> _REQUIREMENTS_: Begin with the line holding "Reproduce this chart with matplotlib.", end with the line holding "210, 225, 232]", and repeat every line in between exactly, without pictures.
# TASK INPUT start
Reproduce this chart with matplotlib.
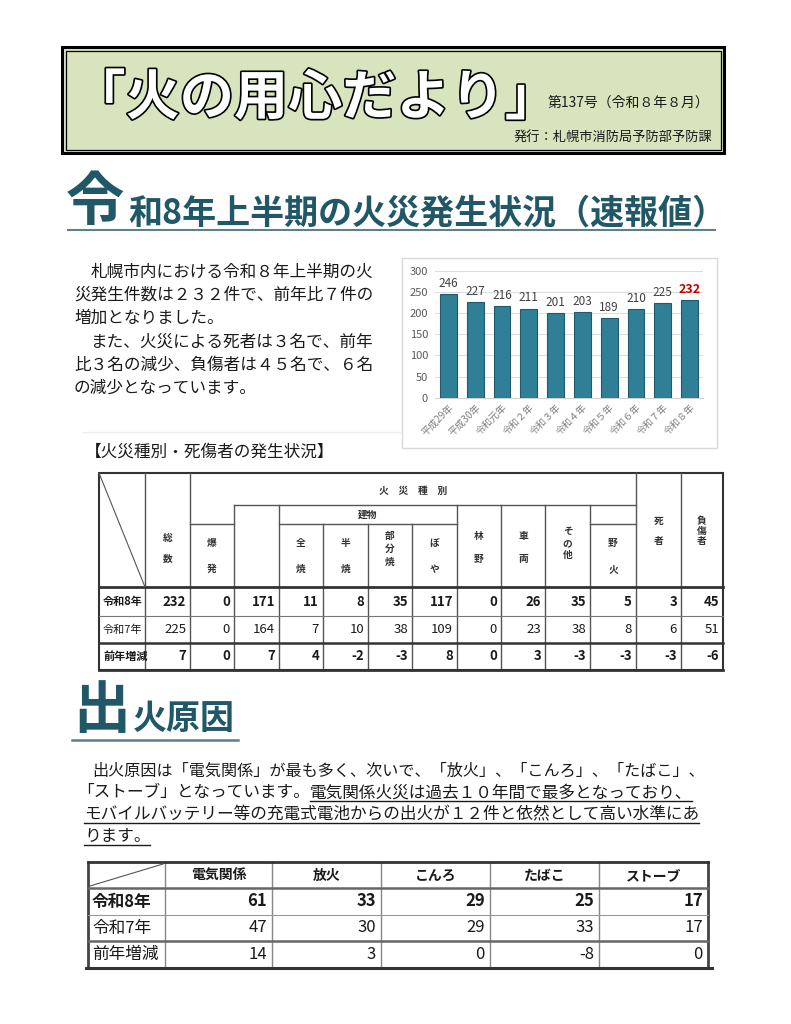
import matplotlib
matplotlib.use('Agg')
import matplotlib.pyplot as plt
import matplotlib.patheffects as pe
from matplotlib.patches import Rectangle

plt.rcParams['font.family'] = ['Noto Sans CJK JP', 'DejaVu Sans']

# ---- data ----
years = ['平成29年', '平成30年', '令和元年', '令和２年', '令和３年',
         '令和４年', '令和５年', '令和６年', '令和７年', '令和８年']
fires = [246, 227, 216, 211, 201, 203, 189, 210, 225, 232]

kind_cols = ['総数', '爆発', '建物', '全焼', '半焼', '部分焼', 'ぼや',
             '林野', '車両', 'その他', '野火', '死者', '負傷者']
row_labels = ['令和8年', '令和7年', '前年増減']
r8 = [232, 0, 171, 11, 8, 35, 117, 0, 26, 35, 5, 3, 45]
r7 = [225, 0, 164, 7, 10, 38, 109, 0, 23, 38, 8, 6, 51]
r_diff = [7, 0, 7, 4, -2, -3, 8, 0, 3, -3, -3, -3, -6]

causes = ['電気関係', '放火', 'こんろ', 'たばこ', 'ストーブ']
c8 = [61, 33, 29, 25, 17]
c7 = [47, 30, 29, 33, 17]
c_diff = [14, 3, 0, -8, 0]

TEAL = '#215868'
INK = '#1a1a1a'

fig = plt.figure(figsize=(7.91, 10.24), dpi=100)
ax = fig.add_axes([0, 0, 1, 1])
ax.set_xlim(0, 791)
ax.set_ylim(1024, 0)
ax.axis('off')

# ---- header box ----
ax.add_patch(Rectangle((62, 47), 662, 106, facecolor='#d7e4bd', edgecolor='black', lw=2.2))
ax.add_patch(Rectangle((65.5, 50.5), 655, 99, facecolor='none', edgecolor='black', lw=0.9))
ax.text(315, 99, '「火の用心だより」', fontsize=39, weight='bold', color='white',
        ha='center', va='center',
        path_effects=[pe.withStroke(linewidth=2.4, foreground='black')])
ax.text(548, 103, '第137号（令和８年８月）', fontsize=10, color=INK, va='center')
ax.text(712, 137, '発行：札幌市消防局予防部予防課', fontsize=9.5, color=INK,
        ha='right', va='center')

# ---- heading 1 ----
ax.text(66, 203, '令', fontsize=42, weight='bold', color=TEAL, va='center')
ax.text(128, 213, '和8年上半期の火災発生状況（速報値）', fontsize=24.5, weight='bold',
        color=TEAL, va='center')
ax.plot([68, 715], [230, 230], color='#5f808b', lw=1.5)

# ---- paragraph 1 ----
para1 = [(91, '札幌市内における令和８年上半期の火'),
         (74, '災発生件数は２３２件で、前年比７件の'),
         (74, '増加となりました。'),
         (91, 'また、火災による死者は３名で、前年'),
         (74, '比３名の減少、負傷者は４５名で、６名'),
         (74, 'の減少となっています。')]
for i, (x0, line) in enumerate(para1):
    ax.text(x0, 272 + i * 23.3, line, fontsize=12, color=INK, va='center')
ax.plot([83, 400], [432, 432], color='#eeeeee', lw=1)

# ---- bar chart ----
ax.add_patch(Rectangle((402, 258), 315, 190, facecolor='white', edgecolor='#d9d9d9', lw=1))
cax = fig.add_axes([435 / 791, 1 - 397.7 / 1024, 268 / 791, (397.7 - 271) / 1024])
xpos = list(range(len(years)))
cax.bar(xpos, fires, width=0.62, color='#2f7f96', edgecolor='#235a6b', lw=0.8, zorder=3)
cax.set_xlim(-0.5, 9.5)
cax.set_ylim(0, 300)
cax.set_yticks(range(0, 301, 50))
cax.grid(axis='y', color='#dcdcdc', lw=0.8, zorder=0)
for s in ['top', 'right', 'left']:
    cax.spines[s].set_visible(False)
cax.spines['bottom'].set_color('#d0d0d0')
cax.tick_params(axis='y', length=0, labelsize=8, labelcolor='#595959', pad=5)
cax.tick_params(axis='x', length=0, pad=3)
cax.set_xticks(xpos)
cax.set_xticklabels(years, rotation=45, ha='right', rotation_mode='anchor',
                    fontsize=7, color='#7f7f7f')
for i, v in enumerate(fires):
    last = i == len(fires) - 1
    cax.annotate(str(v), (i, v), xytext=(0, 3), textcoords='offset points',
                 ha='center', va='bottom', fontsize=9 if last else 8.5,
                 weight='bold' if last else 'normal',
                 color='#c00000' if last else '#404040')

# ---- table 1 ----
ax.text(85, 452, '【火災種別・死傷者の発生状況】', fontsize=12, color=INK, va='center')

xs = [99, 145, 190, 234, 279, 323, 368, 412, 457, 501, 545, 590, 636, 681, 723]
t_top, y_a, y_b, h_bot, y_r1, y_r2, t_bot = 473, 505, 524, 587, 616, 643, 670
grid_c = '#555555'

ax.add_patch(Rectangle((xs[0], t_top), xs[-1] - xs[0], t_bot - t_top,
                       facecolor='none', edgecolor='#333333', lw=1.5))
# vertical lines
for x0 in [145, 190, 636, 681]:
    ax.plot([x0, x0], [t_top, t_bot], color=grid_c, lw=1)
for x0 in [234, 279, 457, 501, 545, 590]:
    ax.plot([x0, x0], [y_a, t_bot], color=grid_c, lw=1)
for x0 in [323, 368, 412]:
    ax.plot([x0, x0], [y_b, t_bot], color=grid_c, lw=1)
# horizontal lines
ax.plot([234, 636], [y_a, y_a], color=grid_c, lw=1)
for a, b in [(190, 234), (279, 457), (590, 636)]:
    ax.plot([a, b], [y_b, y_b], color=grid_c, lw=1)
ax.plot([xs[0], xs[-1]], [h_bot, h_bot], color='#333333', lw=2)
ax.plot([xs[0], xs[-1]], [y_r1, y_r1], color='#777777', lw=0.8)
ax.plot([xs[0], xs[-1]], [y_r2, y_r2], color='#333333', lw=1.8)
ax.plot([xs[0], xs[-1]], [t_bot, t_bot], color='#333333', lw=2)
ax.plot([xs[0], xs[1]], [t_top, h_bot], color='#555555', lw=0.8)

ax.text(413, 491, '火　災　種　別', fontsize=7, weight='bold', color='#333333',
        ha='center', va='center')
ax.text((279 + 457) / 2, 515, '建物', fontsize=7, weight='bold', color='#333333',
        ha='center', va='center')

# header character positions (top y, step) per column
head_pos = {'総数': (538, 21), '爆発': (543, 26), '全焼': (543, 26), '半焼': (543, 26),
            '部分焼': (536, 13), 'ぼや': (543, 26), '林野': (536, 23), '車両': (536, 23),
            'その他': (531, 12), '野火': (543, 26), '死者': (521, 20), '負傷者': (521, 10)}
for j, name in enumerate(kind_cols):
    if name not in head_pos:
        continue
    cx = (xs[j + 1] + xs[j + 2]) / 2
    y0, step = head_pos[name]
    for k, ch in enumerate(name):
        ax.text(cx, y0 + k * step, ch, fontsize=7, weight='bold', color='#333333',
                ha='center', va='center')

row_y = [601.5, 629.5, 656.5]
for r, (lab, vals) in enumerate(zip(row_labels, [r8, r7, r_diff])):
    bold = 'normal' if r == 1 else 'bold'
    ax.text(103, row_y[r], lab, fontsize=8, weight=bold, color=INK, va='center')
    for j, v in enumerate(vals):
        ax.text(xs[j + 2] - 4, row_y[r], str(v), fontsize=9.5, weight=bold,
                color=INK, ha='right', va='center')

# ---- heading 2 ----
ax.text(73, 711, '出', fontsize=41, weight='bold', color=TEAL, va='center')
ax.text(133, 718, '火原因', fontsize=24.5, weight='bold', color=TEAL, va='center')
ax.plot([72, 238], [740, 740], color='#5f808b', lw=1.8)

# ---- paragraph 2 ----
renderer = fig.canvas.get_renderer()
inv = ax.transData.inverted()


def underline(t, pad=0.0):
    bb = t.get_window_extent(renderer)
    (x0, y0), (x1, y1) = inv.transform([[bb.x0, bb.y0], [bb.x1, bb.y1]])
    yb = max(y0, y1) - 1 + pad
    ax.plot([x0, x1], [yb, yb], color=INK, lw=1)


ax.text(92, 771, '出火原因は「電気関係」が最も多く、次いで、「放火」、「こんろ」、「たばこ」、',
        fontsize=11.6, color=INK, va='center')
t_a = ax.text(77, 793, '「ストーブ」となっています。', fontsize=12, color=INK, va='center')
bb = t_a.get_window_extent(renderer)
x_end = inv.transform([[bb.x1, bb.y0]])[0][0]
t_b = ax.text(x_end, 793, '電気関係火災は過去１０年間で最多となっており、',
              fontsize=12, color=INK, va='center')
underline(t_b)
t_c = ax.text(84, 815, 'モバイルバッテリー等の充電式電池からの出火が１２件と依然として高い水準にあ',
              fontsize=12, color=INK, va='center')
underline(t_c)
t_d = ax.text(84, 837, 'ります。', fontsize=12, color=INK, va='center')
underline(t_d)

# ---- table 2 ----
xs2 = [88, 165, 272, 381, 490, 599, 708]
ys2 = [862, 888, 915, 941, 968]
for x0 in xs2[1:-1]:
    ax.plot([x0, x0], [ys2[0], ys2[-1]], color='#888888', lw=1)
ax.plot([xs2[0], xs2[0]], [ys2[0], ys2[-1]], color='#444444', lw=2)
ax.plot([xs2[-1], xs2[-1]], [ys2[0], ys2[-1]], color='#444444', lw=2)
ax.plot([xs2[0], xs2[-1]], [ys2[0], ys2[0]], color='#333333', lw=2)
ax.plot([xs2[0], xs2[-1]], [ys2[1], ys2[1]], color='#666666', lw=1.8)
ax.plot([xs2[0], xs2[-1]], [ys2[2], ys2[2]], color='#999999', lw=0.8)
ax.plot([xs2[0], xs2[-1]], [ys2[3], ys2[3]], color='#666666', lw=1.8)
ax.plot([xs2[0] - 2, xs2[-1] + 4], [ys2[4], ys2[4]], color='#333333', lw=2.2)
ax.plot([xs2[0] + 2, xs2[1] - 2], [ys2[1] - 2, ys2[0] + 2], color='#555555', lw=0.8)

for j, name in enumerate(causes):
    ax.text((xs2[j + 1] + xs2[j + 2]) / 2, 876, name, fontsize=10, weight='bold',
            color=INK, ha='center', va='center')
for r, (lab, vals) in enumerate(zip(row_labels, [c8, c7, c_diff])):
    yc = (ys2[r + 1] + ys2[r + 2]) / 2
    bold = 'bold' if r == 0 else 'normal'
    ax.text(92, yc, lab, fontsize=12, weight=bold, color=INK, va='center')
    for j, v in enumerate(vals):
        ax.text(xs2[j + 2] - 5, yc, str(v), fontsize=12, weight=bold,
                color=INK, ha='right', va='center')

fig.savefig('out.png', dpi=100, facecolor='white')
# TASK INPUT end
# TASK INPUT start
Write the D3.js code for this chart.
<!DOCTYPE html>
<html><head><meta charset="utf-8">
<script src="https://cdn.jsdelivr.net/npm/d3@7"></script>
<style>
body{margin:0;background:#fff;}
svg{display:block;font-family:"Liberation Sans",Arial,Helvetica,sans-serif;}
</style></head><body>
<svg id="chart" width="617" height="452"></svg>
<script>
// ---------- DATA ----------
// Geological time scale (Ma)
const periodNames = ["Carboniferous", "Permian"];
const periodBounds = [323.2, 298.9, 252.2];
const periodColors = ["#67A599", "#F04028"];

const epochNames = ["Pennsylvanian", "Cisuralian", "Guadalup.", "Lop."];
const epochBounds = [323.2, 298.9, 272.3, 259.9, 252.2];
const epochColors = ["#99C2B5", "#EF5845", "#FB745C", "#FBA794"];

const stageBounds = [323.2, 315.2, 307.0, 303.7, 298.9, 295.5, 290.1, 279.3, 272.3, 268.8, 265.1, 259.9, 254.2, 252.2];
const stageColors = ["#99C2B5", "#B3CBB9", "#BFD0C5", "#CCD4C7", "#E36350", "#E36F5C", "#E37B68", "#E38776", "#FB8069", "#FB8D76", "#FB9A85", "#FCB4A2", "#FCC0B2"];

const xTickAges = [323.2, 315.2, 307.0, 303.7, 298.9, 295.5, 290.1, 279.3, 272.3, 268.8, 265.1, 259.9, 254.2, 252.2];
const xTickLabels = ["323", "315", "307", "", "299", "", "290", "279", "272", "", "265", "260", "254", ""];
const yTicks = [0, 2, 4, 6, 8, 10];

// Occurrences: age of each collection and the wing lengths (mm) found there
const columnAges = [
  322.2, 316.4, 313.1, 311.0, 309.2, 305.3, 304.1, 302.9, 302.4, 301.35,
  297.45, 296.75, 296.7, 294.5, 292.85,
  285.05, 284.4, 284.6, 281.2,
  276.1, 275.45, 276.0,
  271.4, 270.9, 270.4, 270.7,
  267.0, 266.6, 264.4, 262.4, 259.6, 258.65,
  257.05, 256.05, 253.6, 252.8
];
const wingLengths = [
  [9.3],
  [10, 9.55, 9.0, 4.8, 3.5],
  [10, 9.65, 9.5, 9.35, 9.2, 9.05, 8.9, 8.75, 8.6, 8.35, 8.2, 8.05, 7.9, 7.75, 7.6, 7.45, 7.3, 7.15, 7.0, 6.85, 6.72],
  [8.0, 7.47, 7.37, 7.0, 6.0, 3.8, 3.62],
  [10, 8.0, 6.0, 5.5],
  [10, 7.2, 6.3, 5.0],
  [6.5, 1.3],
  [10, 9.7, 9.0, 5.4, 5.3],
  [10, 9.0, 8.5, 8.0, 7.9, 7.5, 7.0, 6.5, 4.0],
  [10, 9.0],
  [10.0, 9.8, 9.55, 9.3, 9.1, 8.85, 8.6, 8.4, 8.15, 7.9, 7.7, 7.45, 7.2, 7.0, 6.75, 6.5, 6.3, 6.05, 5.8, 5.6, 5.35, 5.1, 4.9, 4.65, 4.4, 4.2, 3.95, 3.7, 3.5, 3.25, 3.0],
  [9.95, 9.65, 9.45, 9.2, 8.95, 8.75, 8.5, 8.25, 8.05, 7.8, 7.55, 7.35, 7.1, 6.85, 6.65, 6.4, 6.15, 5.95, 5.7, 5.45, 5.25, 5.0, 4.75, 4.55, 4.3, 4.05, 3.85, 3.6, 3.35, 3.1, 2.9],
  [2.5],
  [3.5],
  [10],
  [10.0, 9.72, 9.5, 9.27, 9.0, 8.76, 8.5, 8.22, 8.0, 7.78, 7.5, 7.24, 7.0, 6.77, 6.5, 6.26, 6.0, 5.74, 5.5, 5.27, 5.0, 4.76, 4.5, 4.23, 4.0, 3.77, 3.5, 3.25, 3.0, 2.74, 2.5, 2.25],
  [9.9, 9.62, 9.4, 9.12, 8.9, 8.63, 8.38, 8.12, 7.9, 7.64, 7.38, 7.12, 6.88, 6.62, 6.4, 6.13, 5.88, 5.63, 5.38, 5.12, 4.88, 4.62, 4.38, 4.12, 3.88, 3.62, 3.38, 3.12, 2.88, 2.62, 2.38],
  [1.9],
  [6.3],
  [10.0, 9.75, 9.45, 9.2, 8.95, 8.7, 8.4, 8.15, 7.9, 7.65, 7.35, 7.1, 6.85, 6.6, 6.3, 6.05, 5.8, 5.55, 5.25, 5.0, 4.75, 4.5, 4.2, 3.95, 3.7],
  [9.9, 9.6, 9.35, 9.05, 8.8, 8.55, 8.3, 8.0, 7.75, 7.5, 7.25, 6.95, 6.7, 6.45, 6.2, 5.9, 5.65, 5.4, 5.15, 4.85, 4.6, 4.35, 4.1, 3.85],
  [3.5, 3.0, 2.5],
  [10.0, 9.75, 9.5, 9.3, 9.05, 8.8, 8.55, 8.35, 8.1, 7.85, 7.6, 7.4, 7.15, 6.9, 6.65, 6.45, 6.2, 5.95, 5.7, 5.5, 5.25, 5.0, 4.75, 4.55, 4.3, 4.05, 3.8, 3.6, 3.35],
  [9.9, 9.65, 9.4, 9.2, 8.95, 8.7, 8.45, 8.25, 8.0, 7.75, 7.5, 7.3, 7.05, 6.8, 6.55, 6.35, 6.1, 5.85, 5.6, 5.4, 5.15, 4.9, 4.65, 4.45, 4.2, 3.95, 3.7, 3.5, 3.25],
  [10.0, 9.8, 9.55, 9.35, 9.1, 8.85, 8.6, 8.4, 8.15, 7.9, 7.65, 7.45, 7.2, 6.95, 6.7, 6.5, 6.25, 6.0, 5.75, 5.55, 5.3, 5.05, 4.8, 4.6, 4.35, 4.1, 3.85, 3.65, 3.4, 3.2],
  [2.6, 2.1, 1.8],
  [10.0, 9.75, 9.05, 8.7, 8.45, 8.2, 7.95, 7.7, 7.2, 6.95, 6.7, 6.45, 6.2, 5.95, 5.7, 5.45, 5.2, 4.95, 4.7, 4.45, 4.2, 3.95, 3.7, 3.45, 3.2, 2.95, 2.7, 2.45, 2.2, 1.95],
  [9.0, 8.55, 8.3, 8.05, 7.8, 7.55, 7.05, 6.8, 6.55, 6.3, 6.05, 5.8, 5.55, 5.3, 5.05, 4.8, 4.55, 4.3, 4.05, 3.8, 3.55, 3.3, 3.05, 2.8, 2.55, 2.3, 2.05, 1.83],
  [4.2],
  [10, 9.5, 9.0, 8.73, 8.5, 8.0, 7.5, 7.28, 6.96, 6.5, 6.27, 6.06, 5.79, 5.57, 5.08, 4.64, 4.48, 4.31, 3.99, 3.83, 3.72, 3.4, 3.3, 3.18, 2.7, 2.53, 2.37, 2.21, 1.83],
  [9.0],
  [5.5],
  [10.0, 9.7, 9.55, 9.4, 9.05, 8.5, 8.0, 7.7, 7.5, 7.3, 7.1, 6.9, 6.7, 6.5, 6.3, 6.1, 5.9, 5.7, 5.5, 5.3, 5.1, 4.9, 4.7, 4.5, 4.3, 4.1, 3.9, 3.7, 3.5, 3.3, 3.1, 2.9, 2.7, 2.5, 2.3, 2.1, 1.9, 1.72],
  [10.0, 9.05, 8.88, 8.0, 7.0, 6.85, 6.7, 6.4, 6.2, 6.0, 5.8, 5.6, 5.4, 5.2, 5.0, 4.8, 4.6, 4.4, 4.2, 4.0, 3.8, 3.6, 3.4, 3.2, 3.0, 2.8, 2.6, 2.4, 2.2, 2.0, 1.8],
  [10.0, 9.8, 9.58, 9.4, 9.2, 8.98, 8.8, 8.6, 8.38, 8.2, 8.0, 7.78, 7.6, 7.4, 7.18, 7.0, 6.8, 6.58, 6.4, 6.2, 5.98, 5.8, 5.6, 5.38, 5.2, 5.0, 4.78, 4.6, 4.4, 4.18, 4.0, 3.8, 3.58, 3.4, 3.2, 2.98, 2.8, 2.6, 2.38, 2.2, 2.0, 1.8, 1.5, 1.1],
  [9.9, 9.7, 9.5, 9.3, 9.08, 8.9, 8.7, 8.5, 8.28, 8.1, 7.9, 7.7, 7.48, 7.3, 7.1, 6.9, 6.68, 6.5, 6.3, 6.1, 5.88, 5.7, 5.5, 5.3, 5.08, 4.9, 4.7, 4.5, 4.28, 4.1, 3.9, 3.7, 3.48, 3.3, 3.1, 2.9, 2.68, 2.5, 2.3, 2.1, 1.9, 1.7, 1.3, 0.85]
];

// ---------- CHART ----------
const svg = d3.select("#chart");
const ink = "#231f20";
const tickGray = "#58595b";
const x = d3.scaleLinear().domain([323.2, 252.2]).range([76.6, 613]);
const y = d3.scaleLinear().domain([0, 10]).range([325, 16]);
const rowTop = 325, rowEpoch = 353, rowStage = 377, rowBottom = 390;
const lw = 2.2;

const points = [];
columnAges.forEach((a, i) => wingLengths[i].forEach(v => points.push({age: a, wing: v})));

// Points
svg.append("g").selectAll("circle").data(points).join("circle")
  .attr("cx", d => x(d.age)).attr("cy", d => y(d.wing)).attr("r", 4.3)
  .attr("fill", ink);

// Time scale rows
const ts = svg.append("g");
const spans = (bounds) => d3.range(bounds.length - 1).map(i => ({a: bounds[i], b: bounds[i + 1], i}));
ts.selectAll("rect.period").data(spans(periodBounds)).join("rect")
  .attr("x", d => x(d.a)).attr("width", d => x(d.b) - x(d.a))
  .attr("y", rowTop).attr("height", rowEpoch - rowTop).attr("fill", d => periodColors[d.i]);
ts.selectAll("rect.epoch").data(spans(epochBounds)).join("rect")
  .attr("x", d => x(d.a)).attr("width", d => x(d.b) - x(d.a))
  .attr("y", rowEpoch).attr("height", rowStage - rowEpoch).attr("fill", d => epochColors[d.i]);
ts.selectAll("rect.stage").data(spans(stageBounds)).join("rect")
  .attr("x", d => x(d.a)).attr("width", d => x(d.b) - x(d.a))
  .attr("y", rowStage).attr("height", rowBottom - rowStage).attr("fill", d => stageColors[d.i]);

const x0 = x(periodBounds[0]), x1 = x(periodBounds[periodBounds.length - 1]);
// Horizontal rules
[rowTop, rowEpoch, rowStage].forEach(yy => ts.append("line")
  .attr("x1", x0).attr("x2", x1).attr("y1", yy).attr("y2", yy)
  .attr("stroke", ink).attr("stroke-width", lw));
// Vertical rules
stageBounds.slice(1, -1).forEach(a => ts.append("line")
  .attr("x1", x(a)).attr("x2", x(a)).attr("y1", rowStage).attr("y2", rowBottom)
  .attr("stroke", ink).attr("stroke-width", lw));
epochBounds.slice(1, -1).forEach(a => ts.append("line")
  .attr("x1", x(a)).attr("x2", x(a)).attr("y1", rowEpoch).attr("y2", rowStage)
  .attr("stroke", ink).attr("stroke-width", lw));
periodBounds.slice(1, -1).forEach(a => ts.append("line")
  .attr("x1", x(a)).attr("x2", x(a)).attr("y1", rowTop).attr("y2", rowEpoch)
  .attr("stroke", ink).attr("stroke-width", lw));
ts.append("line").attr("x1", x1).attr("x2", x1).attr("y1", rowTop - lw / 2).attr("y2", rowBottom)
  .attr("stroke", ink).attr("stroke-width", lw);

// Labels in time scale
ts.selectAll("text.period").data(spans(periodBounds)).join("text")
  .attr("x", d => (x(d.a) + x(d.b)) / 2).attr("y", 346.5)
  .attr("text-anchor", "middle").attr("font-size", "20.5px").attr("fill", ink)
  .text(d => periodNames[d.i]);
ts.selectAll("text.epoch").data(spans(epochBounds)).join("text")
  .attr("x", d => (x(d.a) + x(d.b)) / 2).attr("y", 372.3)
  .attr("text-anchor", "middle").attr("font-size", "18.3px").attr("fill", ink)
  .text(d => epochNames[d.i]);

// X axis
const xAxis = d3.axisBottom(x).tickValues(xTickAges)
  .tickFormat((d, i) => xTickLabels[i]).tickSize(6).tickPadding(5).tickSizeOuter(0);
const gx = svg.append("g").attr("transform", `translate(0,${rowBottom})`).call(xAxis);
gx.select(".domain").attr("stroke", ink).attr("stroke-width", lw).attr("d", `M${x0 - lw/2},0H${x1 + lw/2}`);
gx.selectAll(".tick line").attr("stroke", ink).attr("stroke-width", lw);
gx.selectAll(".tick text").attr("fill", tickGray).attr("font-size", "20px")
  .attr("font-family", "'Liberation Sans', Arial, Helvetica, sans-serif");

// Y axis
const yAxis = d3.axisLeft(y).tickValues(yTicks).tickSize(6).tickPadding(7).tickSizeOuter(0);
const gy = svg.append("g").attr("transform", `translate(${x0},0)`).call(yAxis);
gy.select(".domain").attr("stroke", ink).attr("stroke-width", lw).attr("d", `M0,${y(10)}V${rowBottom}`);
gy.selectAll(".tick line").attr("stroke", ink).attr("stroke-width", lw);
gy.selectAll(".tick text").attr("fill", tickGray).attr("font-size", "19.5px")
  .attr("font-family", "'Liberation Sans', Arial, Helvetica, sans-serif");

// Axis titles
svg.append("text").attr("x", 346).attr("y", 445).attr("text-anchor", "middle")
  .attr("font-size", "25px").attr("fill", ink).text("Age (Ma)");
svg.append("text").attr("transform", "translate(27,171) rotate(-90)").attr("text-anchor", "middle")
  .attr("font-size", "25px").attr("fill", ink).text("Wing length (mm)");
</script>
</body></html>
# TASK INPUT end
> _PROBLEM SOLUTION_:
Reproduce this chart with matplotlib.
import matplotlib
matplotlib.use('Agg')
import matplotlib.pyplot as plt
import matplotlib.patheffects as pe
from matplotlib.patches import Rectangle

plt.rcParams['font.family'] = ['Noto Sans CJK JP', 'DejaVu Sans']

# ---- data ----
years = ['平成29年', '平成30年', '令和元年', '令和２年', '令和３年',
         '令和４年', '令和５年', '令和６年', '令和７年', '令和８年']
fires = [246, 227, 216, 211, 201, 203, 189, 210, 225, 232]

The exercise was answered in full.